6) Communications Policy & Amendment to these Rules

6.1) The Corporation's Managing Partner shall be responsible for effecting any changes to these Rules as follows:-

a) Minor Changes - generally, all changes to the Rules, apart from those relevant to the financial management of the Corporation can be amended by the Managing Partner solely;

b) Major Changes – where changes to the Rules impact substantially on the operational management of the Corporation, the Managing Partner is to consult the Shareholders of the Corporation and its Partners (for the purposes of these Rules "Partners" include Consulting Partners who shall express their opinion by a vote.
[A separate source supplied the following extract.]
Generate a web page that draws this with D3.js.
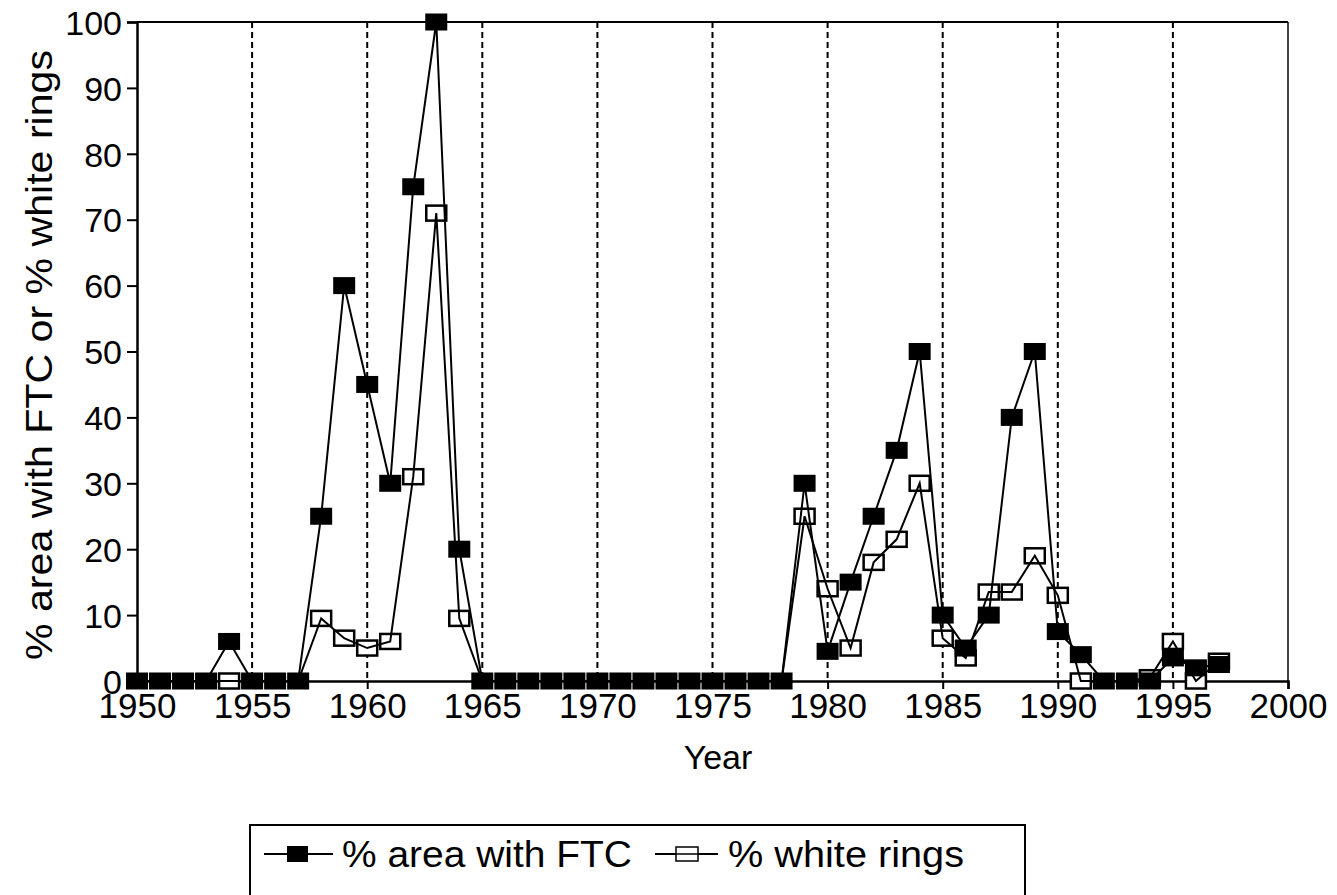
<!DOCTYPE html>
<head>
  <meta charset="utf-8">
  <script src="https://d3js.org/d3.v7.min.js"></script>
  <style>
    body { margin:0; padding:0; background:#fff; }
    text { font-family: "Liberation Sans", Arial, sans-serif; fill:#000; }
  </style>
</head>
<body>
  <svg id="chart" width="1337" height="895"></svg>
  <script>
    var years = d3.range(1950, 1998);
    var ftc = [0,0,0,0,6,0,0,0,25,60,
               45,30,75,100,20,0,0,0,0,0,
               0,0,0,0,0,0,0,0,0,30,
               4.5,15,25,35,50,10,5,10,40,50,
               7.5,4,0,0,0,3.5,2,2.5];
    var whiteRings = [0,0,0,0,0,0,0,0,9.5,6.5,
               5,6,31,71,9.5,0,0,0,0,0,
               0,0,0,0,0,0,0,0,0,25,
               14,5,18,21.5,30,6.5,3.5,13.5,13.5,19,
               13,0,0,0,0.5,6,0,3];
    var yTicks = [0,10,20,30,40,50,60,70,80,90,100];
    var xTicks = [1950,1955,1960,1965,1970,1975,1980,1985,1990,1995,2000];
    var gridYears = [1955,1960,1965,1970,1975,1980,1985,1990,1995];
    var legendLabels = ["% area with FTC", "% white rings"];

    var svg = d3.select("#chart");
    var pLeft = 137, pRight = 1288, pTop = 22, pBottom = 681;

    var x = d3.scaleLinear().domain([1950, 2000]).range([pLeft, pRight]);
    var y = d3.scaleLinear().domain([0, 100]).range([pBottom, pTop]);

    // dashed year grid
    svg.selectAll("line.grid").data(gridYears).enter().append("line")
      .attr("x1", d => x(d)).attr("x2", d => x(d))
      .attr("y1", pTop).attr("y2", pBottom)
      .attr("stroke", "#000").attr("stroke-width", 2)
      .attr("stroke-dasharray", "6,4");

    // frame
    svg.append("line").attr("x1", pLeft).attr("x2", pRight).attr("y1", pTop).attr("y2", pTop)
      .attr("stroke", "#000").attr("stroke-width", 2);
    svg.append("line").attr("x1", pRight).attr("x2", pRight).attr("y1", pTop).attr("y2", pBottom)
      .attr("stroke", "#000").attr("stroke-width", 1.5);

    var xAxis = svg.append("g").attr("transform", "translate(0," + pBottom + ")")
      .call(d3.axisBottom(x).tickValues(xTicks).tickFormat(d3.format("d")).tickSize(8).tickPadding(4));
    var yAxis = svg.append("g").attr("transform", "translate(" + pLeft + ",0)")
      .call(d3.axisLeft(y).tickValues(yTicks).tickSize(10).tickPadding(5));
    [xAxis, yAxis].forEach(function(g) {
      g.select(".domain").attr("stroke", "#000").attr("stroke-width", 2.5);
      g.selectAll(".tick line").attr("stroke", "#000").attr("stroke-width", 2);
      g.selectAll(".tick text").style("font-family", "'Liberation Sans', Arial, sans-serif");
    });
    yAxis.selectAll(".tick text").style("font-size", "34px").attr("dy", "0.36em");
    xAxis.selectAll(".tick text").style("font-size", "35px").attr("dy", "0.72em");

    svg.append("text").attr("x", 718).attr("y", 769)
      .attr("text-anchor", "middle").style("font-size", "34px").text("Year");
    svg.append("text").attr("transform", "translate(52,355) rotate(-90)")
      .attr("text-anchor", "middle").style("font-size", "37px")
      .attr("textLength", 610).attr("lengthAdjust", "spacingAndGlyphs")
      .text("% area with FTC or % white rings");

    var line = d3.line().x(d => x(d[0])).y(d => y(d[1]));
    var ftcPts = years.map((yr, i) => [yr, ftc[i]]);
    var wrPts = years.map((yr, i) => [yr, whiteRings[i]]);

    var mw = 22, mh = 17;
    svg.selectAll("rect.wr").data(wrPts.filter(d => d[1] > 0 || d[0] === 1954 || d[0] === 1991 || d[0] === 1996))
      .enter().append("rect")
      .attr("x", d => x(d[0]) - mw / 2 + 1).attr("y", d => y(d[1]) - mh / 2 + 1)
      .attr("width", mw - 2).attr("height", mh - 2)
      .attr("fill", "#fff").attr("stroke", "#000").attr("stroke-width", 2.5);
    svg.selectAll("rect.ftc").data(ftcPts).enter().append("rect")
      .attr("x", d => x(d[0]) - mw / 2).attr("y", d => y(d[1]) - mh / 2)
      .attr("width", mw).attr("height", mh).attr("fill", "#000");
    svg.append("path").datum(wrPts).attr("d", line)
      .attr("fill", "none").attr("stroke", "#000").attr("stroke-width", 2);
    svg.append("path").datum(ftcPts).attr("d", line)
      .attr("fill", "none").attr("stroke", "#000").attr("stroke-width", 2);

    // legend
    var lg = svg.append("g");
    lg.append("rect").attr("x", 250).attr("y", 825).attr("width", 775).attr("height", 100)
      .attr("fill", "none").attr("stroke", "#000").attr("stroke-width", 2);
    var ly = 854;
    lg.append("line").attr("x1", 264).attr("x2", 333).attr("y1", ly).attr("y2", ly)
      .attr("stroke", "#000").attr("stroke-width", 2);
    lg.append("rect").attr("x", 287).attr("y", ly - 8).attr("width", 21).attr("height", 16).attr("fill", "#000");
    lg.append("text").attr("x", 342).attr("y", ly + 13).style("font-size", "37px")
      .attr("textLength", 290).attr("lengthAdjust", "spacingAndGlyphs").text(legendLabels[0]);
    lg.append("line").attr("x1", 655).attr("x2", 718).attr("y1", ly).attr("y2", ly)
      .attr("stroke", "#000").attr("stroke-width", 2);
    lg.append("rect").attr("x", 676).attr("y", ly - 7).attr("width", 22).attr("height", 14)
      .attr("fill", "#fff").attr("stroke", "#000").attr("stroke-width", 1.5);
    lg.append("line").attr("x1", 676).attr("x2", 698).attr("y1", ly).attr("y2", ly)
      .attr("stroke", "#000").attr("stroke-width", 1.5);
    lg.append("text").attr("x", 728).attr("y", ly + 13).style("font-size", "37px")
      .attr("textLength", 236).attr("lengthAdjust", "spacingAndGlyphs").text(legendLabels[1]);
  </script>
</body>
Where a timeline is given for a decision by a Shareholder, or Partner who fails to respond, the general rule is that the Partner's silence indicates consent to the amendment.

c) Where any matter concerning the corporation needs to be decided unanimously by the Member and/ or Shareholders and the relevant Members /Shareholders are unable to reach a unanimous decision, without prejudice to the other provisions of the Corporation's Shareholder's Agreement or the Articles of the Corporation and these Rules, the Corporation's Managing Partner shall refer the matter to the Shareholder/s owing the majority of shares in the Corporation for a decision whose decision shall be final.

May 14th 2021
For and on behalf of the Corporation
Dr Andre Alexander, Managing Partner


Schedule of Amendments:-

27.6.2023: (Part 3 (c) clarified in accordance with Part 3 (a). 1
14.7.2023 and 15.7.2023: (a) Full incorporation of the effect of ABS&P's general Confidentiality Policy; b) Clairification on the effect of the Rules in the event of conflicts with the Corporation other Policies and Agreements; c) General minor changes to the presentation of the Rules for ease of reading.

Shareholders' Agreement - effect of the Rules

These Rules are substantially represented as Schedule C in the Corporation's Shareholders’ Agreement.